Begin DATA BLOCK

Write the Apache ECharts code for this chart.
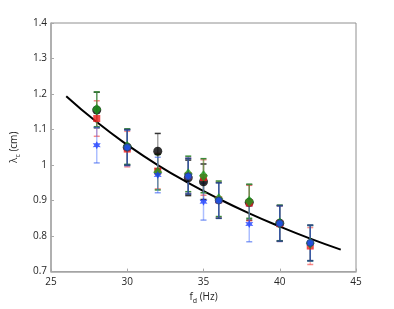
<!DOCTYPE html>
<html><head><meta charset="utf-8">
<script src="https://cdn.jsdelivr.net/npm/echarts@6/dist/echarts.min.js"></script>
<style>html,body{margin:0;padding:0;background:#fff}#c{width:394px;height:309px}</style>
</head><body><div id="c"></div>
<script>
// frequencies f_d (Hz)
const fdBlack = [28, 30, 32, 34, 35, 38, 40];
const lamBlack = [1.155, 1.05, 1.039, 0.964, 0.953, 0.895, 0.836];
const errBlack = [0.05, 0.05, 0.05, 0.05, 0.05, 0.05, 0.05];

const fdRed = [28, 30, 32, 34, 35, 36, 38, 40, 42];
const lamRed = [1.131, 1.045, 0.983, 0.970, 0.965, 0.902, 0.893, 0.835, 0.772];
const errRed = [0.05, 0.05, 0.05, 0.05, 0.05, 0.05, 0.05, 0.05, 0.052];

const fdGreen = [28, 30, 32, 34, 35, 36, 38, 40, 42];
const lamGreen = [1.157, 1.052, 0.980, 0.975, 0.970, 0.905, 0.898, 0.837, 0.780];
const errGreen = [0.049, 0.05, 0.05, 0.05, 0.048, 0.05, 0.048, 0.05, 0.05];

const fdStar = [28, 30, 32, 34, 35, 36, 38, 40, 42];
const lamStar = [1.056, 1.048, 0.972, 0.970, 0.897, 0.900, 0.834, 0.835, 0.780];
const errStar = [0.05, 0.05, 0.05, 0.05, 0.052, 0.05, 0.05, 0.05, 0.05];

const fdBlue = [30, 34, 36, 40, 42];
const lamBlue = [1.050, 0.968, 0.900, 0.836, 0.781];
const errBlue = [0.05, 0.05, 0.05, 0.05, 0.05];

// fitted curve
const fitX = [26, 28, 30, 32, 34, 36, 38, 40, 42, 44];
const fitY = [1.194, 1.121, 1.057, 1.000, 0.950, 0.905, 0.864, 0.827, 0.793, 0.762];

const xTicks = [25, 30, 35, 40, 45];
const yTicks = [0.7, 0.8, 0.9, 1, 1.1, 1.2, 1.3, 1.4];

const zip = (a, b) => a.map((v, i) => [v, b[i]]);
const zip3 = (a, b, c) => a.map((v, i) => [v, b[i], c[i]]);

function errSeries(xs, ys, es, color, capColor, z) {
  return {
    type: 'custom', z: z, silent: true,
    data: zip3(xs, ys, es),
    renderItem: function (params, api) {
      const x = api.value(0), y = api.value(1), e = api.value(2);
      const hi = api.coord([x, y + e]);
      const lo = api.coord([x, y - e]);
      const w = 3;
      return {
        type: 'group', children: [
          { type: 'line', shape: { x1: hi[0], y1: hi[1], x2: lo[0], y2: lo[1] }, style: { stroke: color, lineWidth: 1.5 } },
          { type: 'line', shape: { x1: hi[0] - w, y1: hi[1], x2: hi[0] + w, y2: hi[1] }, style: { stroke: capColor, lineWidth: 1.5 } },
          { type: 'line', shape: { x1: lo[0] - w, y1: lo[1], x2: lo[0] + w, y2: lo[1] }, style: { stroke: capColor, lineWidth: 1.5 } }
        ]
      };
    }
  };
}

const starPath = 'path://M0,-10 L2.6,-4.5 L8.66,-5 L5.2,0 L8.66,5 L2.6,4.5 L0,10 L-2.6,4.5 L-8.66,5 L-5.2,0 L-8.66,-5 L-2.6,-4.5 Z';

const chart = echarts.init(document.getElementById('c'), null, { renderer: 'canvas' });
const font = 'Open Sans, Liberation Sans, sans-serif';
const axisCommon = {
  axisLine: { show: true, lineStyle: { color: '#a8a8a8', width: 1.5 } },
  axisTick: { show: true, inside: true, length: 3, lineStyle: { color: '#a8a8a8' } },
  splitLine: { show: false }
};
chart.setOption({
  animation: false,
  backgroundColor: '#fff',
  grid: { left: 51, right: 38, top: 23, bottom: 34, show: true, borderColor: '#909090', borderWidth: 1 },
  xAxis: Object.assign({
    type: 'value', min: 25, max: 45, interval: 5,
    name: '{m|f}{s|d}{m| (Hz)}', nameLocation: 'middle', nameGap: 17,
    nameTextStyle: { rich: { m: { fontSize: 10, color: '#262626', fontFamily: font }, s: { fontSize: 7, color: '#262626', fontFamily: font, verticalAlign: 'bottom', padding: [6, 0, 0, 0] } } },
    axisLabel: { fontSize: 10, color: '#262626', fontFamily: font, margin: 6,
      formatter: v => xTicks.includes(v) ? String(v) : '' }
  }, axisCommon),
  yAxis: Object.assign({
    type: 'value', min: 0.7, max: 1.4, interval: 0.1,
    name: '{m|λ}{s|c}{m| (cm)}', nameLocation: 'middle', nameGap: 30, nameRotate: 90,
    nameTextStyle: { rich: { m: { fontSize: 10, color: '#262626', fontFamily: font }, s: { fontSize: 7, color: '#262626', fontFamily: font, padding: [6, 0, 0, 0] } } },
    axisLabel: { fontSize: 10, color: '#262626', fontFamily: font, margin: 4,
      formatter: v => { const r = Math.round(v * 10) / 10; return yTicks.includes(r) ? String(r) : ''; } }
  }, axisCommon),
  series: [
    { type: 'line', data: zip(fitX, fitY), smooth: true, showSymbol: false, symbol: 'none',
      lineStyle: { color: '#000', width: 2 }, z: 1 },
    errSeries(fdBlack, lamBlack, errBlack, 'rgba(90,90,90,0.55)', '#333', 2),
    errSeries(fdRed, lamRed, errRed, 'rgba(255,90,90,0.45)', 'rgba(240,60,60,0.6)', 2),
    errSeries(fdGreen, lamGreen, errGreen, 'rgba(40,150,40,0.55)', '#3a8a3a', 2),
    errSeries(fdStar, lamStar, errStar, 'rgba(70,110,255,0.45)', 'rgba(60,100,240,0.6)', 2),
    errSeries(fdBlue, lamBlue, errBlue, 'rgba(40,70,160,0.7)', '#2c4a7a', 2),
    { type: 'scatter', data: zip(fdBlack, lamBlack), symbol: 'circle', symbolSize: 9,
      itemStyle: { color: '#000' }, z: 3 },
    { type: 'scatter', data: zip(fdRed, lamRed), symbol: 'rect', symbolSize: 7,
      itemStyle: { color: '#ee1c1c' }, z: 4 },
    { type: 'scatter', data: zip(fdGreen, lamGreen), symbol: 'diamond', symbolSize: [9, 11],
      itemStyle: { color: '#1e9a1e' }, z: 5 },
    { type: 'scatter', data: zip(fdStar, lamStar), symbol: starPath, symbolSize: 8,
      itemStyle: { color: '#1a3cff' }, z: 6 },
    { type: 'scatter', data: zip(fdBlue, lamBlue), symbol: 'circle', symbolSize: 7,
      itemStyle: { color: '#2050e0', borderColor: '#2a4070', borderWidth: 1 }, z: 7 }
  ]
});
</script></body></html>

End DATA BLOCK

### YOUR INSTRUCTIONS
Please restate the material above line by line, exactly, beginning at its first line and ending with the line that contains "const errBlue = [0.05, 0.05, 0.05, 0.05, 0.05];", without any pictures.

### EXERCISE SOLUTION
Write the Apache ECharts code for this chart.
<!DOCTYPE html>
<html><head><meta charset="utf-8">
<script src="https://cdn.jsdelivr.net/npm/echarts@6/dist/echarts.min.js"></script>
<style>html,body{margin:0;padding:0;background:#fff}#c{width:394px;height:309px}</style>
</head><body><div id="c"></div>
<script>
// frequencies f_d (Hz)
const fdBlack = [28, 30, 32, 34, 35, 38, 40];
const lamBlack = [1.155, 1.05, 1.039, 0.964, 0.953, 0.895, 0.836];
const errBlack = [0.05, 0.05, 0.05, 0.05, 0.05, 0.05, 0.05];

const fdRed = [28, 30, 32, 34, 35, 36, 38, 40, 42];
const lamRed = [1.131, 1.045, 0.983, 0.970, 0.965, 0.902, 0.893, 0.835, 0.772];
const errRed = [0.05, 0.05, 0.05, 0.05, 0.05, 0.05, 0.05, 0.05, 0.052];

const fdGreen = [28, 30, 32, 34, 35, 36, 38, 40, 42];
const lamGreen = [1.157, 1.052, 0.980, 0.975, 0.970, 0.905, 0.898, 0.837, 0.780];
const errGreen = [0.049, 0.05, 0.05, 0.05, 0.048, 0.05, 0.048, 0.05, 0.05];

const fdStar = [28, 30, 32, 34, 35, 36, 38, 40, 42];
const lamStar = [1.056, 1.048, 0.972, 0.970, 0.897, 0.900, 0.834, 0.835, 0.780];
const errStar = [0.05, 0.05, 0.05, 0.05, 0.052, 0.05, 0.05, 0.05, 0.05];

const fdBlue = [30, 34, 36, 40, 42];
const lamBlue = [1.050, 0.968, 0.900, 0.836, 0.781];
const errBlue = [0.05, 0.05, 0.05, 0.05, 0.05];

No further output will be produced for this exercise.